Saya ingat, tukang cukur saya bekerja siang malam supaya anak perempuannya bisa lulus universitas dan memperoleh gelar. Akhirnya anak itu lulus, lalu mencari lowongan kerja kemana-mana, dan akhirnya mendapatkan pekerjaan sebagai sekretaris di sebuah pabrik semen. Tetap saja tukang cukur saya berkata dengan sangat bangga, “Anak perempuan saya punya gelar.”

Sebagian besar teman saya, dan sebagian besar anak-anak mereka, juga mempunyai gelar.
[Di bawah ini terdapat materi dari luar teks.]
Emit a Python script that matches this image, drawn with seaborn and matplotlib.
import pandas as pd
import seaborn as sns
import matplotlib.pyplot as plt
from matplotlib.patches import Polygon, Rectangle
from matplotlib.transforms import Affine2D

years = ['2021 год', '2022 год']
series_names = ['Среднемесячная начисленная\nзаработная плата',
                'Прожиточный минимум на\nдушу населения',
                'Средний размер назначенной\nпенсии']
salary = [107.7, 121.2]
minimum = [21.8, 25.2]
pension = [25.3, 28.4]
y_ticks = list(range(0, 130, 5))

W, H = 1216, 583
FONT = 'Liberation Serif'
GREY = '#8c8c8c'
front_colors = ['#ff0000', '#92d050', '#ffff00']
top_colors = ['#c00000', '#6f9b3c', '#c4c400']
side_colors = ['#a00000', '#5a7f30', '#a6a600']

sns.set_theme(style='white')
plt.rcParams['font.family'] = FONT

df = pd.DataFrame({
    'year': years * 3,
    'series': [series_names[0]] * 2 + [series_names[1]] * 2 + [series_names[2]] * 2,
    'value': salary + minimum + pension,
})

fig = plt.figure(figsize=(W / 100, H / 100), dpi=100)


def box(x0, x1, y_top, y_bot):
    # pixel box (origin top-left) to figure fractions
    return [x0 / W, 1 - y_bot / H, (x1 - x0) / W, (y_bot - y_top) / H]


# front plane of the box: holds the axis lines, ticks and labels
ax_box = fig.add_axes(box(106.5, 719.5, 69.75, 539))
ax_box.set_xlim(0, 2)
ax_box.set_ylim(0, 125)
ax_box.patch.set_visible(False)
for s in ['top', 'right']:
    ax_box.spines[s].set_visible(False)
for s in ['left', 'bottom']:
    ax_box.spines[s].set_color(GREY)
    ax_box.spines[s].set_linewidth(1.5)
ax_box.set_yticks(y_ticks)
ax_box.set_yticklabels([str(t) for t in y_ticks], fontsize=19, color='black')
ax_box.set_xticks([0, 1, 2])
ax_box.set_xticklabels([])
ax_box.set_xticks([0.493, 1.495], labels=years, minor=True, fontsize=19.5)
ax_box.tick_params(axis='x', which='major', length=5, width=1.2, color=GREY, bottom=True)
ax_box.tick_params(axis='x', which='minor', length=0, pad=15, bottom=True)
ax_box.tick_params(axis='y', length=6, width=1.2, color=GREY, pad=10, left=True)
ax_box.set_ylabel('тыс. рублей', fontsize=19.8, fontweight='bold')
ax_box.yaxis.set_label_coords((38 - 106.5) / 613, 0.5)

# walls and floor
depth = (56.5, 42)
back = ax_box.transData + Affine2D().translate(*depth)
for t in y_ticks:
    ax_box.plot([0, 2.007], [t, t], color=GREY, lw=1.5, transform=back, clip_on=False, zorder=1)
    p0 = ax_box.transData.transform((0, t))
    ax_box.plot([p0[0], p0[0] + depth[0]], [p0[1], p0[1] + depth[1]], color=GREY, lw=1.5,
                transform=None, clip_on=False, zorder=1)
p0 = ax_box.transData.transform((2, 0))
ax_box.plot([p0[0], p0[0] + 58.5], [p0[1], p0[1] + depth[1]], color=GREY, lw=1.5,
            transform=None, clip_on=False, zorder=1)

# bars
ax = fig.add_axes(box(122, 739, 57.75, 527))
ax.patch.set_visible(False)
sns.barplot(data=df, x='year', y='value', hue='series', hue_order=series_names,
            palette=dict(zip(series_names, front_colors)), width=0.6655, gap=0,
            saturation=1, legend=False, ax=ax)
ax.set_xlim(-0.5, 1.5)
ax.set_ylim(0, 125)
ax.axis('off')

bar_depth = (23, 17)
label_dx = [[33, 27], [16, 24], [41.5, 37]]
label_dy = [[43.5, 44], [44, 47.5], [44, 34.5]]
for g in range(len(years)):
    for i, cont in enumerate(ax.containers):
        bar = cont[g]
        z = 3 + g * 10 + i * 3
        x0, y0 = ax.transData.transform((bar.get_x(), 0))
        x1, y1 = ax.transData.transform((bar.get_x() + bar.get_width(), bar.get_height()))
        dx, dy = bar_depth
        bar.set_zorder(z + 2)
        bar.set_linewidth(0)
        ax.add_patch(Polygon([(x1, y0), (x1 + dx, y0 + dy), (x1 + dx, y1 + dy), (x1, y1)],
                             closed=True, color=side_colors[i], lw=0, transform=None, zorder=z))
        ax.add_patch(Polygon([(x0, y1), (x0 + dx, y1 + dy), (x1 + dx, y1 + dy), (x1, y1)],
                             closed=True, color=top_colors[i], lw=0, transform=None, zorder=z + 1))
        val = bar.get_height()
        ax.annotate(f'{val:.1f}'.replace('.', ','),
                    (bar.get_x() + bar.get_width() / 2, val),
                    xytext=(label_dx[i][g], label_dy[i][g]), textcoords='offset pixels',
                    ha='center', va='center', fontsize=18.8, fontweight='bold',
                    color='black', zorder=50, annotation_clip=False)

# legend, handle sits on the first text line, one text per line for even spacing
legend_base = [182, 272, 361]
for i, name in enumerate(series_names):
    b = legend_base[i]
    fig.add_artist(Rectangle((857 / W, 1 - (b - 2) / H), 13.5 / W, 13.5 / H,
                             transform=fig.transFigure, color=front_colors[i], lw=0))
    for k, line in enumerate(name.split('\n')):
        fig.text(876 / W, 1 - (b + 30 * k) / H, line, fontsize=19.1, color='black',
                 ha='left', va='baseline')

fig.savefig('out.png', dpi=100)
Tetapi belum tentu mereka berhasil mendapatkan pekerjaan yang mereka inginkan. Sama sekali tidak. Mereka masuk universitas karena seseorang berkata,”pada masa-masa masuk universitas sangatlah penting, bahwa supaya mendapatkan tempat yang mapan di dunia, orang mesti mempunyai gelar.” Dengan demikian, dunia kehilangan kesempatan untuk memiliki orang-orang yang sebenarnya adalah tukang-tukang kebun yang hebat, tukang-tukang roti, pedagang-pedagang barang antik, pematung-pematung, dan penulis-penulis. Barangkali inilah saatnya untuk merenungkan kembali keadaan tersebut. Para dokter, insinyur, ilmuwan, dan pengacara memang perlu belajar di universitas, tetapi apakah setiap orang juga perlu berbuat demikian? Biarlah bait-bait puisi Robert Frost ini memberikan jawabannya:

Dua jalan bercabang di dalam hutan, dan aku....
Kupilih jalan yang jarang ditempuh,
Dan perbedaannya besar sungguh.

Itu sekedar penutup untuk cerita tentang tetangga saya. Juru taksir itu datang dan saya tercengang ketika dia memberitahukan bahwa menurut aturan hukum Prancis, sebatang pohon harus berjarak setidaknya tiga meter dari properti lain. Pohon-pohon saya jaraknya hanya dua meter, jadi semuanya harus ditebang.